In the movie's strong opening, a team of exorcists clean out the old house, but we see
that a grotesque standard lamp has somehow become the repository of all the 'satanic'
forces. After a routine 'yard' sale, the lamp ends up in California (where else?), at
the home of Alice Leacock (Jane Wyatt), sent to her as a white elephant from her loving
sister.
The old lady's daughter Nancy and three grandchildren come to stay for a while, and
they arrive about the same time as the aforementioned gift. Un-crated and left unattended,
the lamp plugs itself in and begins to play havoc with the house's power supply. When
everyone grows tired of seeing the antique monstrosity, the busy housekeeper stows it
away in the attic, out of sight but not out of mind, as it begins to exert a malevolent
influence over the residence. Repairmen called in to fix apparently faulty appliances
get attacked, and the youngest kid starts talking to the lamp, claiming it to be her
dead father.
All the familiar old ghost story clichés receive a fresh airing here and, along with
some mildly frenetic 'eville' deadly camerawork, and a good solid cast (which includes
veteran Norman Lloyd as Father Manfred), there are several effective sequences to make
this a surprisingly entertaining hour and a half. In particular, the sheer ugliness of
the well-sculpted standard lamp and the various angles used to shoot it, easily maintains
its creepy presence throughout the melodramatics and the predictable yet nonetheless
gruesome set pieces. Unlike the vast majority of generic made-for-TV product churned
out during the 1980s, this peculiarly yet courageously restrained offering has aged
quite gracefully, and demonstrates how overwrought with confusingly fast 'n' furious
editing, sophomorically humourless image-theft and ridiculously self-serving 'homages',
and routinely crammed with pointless technical gimmickry many of today's horror flicks
really are.
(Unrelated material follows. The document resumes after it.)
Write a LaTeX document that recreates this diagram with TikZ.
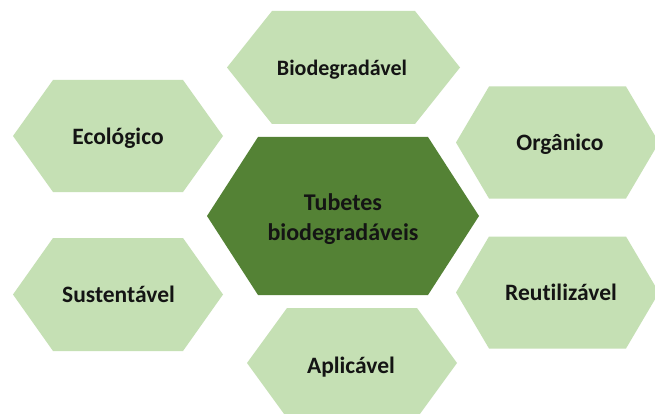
\documentclass[tikz,border=0pt]{standalone}
\usepackage{fontspec}
\setmainfont{Carlito}[Ligatures=NoCommon]
\definecolor{lightgr}{HTML}{C5E0B4}
\definecolor{darkgr}{HTML}{548235}
\definecolor{txt}{HTML}{141414}
\newcommand\hexagonshape[6]{%
  \fill[#6] (#1-#3,#2) -- (#1-#3+#5,#2-#4) -- (#1+#3-#5,#2-#4) -- (#1+#3,#2)
    -- (#1+#3-#5,#2+#4) -- (#1-#3+#5,#2+#4) -- cycle;}
\begin{document}
\begin{tikzpicture}[x=1pt,y=-1pt,
  lbl/.style={text=txt,font=\bfseries\fontsize{23.5}{28}\selectfont,anchor=base,inner sep=0pt},
  mainlbl/.style={text=txt,font=\bfseries\fontsize{24}{30}\selectfont,align=center,inner sep=0pt}]
\useasboundingbox (0,0) rectangle (655,414);
\fill[white] (0,0) rectangle (655,414);
% outer hexagons
\hexagonshape{343.5}{67.5}{116.5}{56.5}{45}{lightgr}
\hexagonshape{118}{136}{105}{56}{40}{lightgr}
\hexagonshape{557.5}{142.5}{101.5}{56}{33}{lightgr}
\hexagonshape{118}{294.5}{105}{56.5}{40}{lightgr}
\hexagonshape{557.5}{292.5}{101.5}{56}{33}{lightgr}
\hexagonshape{352}{363}{105}{55}{40}{lightgr}
% centre hexagon
\hexagonshape{343}{216}{136}{79}{51}{darkgr}
% labels
\node[lbl,font=\bfseries\fontsize{22}{26}\selectfont] (bio) at (342,75.5) {Biodegradável};
\node[lbl] (eco) at (118,144.5) {Ecológico};
\node[lbl] (org) at (560,150) {Orgânico};
\node[lbl] (sus) at (118.5,302.5) {Sustentável};
\node[lbl] (reu) at (561,300) {Reutilizável};
\node[lbl] (apl) at (351,373) {Aplicável};
\node[mainlbl] (ctr) at (343,219) {Tubetes\\biodegradáveis};
\end{tikzpicture}
\end{document}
Here, the filmmaker's leisurely approach to careful pacing and generating
eerie atmosphere makes a little go a long way, and Amityville: The Evil Escapes
is certainly all the better for it.
After this, the sequels continued with The Amityville Curse (1990), derived from
a book by Hans Holzer; Tony Randel's amusing B-movie Amityville 1992: It's About
Time, which sees a mantelpiece clock become the focus of evil powers; and John
Murlowski's underrated Amityville: A New Generation (1993), with its demonic
mirror causing madness and suicide in an artist's loft.
Following the successful
Amityville
Horror remake, and the welcome special edition DVD of the original, this curious
property is back on the market, and prospective buyers are advised to check with your
local vendors of spooky assets for viewing availability.